Print out the shape of the feature vector, then use imshow to visualize the original image and the HOG image side-by-side.

### _Optional Variation_:

Try using different parameters for your HOG feature extraction. For example, increase the number of orientations and decrease the number of pixels per cell.

You can add a third sub-plot to your figure above, to see the original and the two HOG image variations side-by-side.

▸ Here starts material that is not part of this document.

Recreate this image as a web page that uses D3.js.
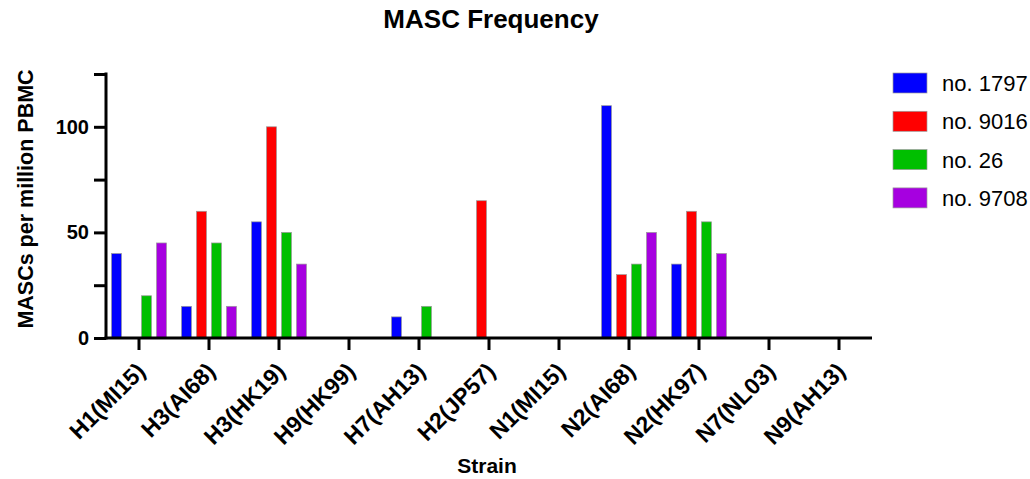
<!DOCTYPE html>
<html>
<head>
<meta charset="utf-8">
<script src="https://cdn.jsdelivr.net/npm/d3@7"></script>
<style>
  body { margin: 0; background: #fff; }
  text { font-family: "Liberation Sans", Arial, sans-serif; }
</style>
</head>
<body>
<div id="container"></div>
<script>
const strains = ["H1(MI15)", "H3(AI68)", "H3(HK19)", "H9(HK99)", "H7(AH13)", "H2(JP57)",
                 "N1(MI15)", "N2(AI68)", "N2(HK97)", "N7(NL03)", "N9(AH13)"];
const seriesNames = ["no. 1797", "no. 9016", "no. 26", "no. 9708"];
const seriesColors = ["#0000ff", "#ff0000", "#00bf00", "#a600e0"];

// values per strain, same order as strains
const no1797 = [40, 15, 55, 0, 10, 0, 0, 110, 35, 0, 0];
const no9016 = [0, 60, 100, 0, 0, 65, 0, 30, 60, 0, 0];
const no26   = [20, 45, 50, 0, 15, 0, 0, 35, 55, 0, 0];
const no9708 = [45, 15, 35, 0, 0, 0, 0, 50, 40, 0, 0];
const seriesValues = [no1797, no9016, no26, no9708];

const yTicks = [0, 25, 50, 75, 100, 125];
const yLabels = [0, 50, 100];

const width = 1030, height = 479;
const plot = { left: 106, right: 872, top: 74, bottom: 338 };

const svg = d3.select("#container")
  .append("svg")
  .attr("width", width)
  .attr("height", height);

const x0 = d3.scaleBand()
  .domain(strains)
  .range([104, 874])
  .padding(0);

const x1 = d3.scaleBand()
  .domain(seriesNames)
  .range([5, x0.bandwidth() - 5])
  .paddingInner(1 / 3)
  .paddingOuter(1 / 6);

const y = d3.scaleLinear()
  .domain([0, 125])
  .range([plot.bottom, plot.top]);

const color = d3.scaleOrdinal().domain(seriesNames).range(seriesColors);

// flatten for drawing
const bars = [];
strains.forEach((s, i) => {
  seriesNames.forEach((n, j) => {
    bars.push({ strain: s, series: n, value: seriesValues[j][i] });
  });
});

svg.append("g")
  .selectAll("rect")
  .data(bars.filter(d => d.value > 0))
  .enter()
  .append("rect")
  .attr("x", d => x0(d.strain) + x1(d.series))
  .attr("y", d => y(d.value))
  .attr("width", x1.bandwidth())
  .attr("height", d => y(0) - y(d.value))
  .attr("fill", d => color(d.series))
  .attr("stroke", "#9a9a9a")
  .attr("stroke-width", 0.7);

// y axis
const yAxis = svg.append("g")
  .attr("transform", `translate(${plot.left},0)`)
  .call(d3.axisLeft(y).tickValues(yTicks).tickSize(12).tickPadding(5)
    .tickFormat(d => yLabels.includes(d) ? d : ""))
  .attr("font-size", 20)
  .attr("font-weight", "bold")
  .attr("font-family", "Liberation Sans, Arial, sans-serif");
yAxis.select(".domain").attr("stroke-width", 3).attr("d", `M0,${plot.top - 1.5}V${plot.bottom + 1.5}`);
yAxis.selectAll(".tick line").attr("stroke-width", 3);
yAxis.selectAll(".tick text").attr("fill", "#000");

// x axis
const xAxis = svg.append("g")
  .attr("transform", `translate(0,${plot.bottom})`)
  .call(d3.axisBottom(x0).tickSize(12).tickSizeOuter(0))
  .attr("font-size", 23)
  .attr("font-weight", "bold")
  .attr("font-family", "Liberation Sans, Arial, sans-serif");
xAxis.select(".domain").attr("stroke-width", 3).attr("d", `M${plot.left - 1.5},0H${plot.right}`);
xAxis.selectAll(".tick line").attr("stroke-width", 3);
xAxis.selectAll(".tick text")
  .attr("fill", "#000")
  .attr("text-anchor", "end")
  .attr("x", 0)
  .attr("y", 0)
  .attr("dy", "0.35em")
  .attr("transform", "translate(2,29) rotate(-45)");

// title
svg.append("text")
  .attr("x", 491)
  .attr("y", 28)
  .attr("text-anchor", "middle")
  .style("font-size", "26px")
  .style("font-weight", "bold")
  .text("MASC Frequency");

// axis titles
svg.append("text")
  .attr("x", 487)
  .attr("y", 473)
  .attr("text-anchor", "middle")
  .style("font-size", "21px")
  .style("font-weight", "bold")
  .text("Strain");

svg.append("text")
  .attr("transform", "translate(33,199) rotate(-90)")
  .attr("text-anchor", "middle")
  .style("font-size", "21.5px")
  .style("font-weight", "bold")
  .text("MASCs per million PBMC");

// legend
const legend = svg.append("g")
  .selectAll("g")
  .data(seriesNames)
  .enter()
  .append("g")
  .attr("transform", (d, i) => `translate(893,${73 + i * 38.3})`);

legend.append("rect")
  .attr("width", 34)
  .attr("height", 20)
  .attr("fill", d => color(d))
  .attr("stroke", "#9a9a9a")
  .attr("stroke-width", 0.7);

legend.append("text")
  .attr("x", 49)
  .attr("y", 18)
  .style("font-size", "22px")
  .text(d => d);
</script>
</body>
</html>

# Part 2 -- Compare Average HOG features Across Classes

### **TO DO**: Average HOG features for 10 randomly selected images per class

Looping over the subfolders, use `glob` to get a list of filepaths for all the files. Then use the `sample` function (imported above) to select a random subset from the total number of images in each folder.



### _Optional Variation_:

Try re-running your visualization with a different random subset. Are the results consistent? How do the results change if you increase the size of the subset (e.g. from 10 to 20)?

In [None]:
# Visualize average feature vector per class
# You need to have created the following variables:
# label_names, all_data (where each row of all_data corresponds to the mean
# HOG feature for each class)

fig, ax = plt.subplots(nrows=2, ncols=len(label_names)//2, figsize=(8,7))
for i in range(len(label_names)):
  ax[i%2, i//2].plot(all_data[i])
  ax[i%2, i//2].set_ylim([0,1])
  ax[i%2, i//2].set_title(label_names[i])
plt.show()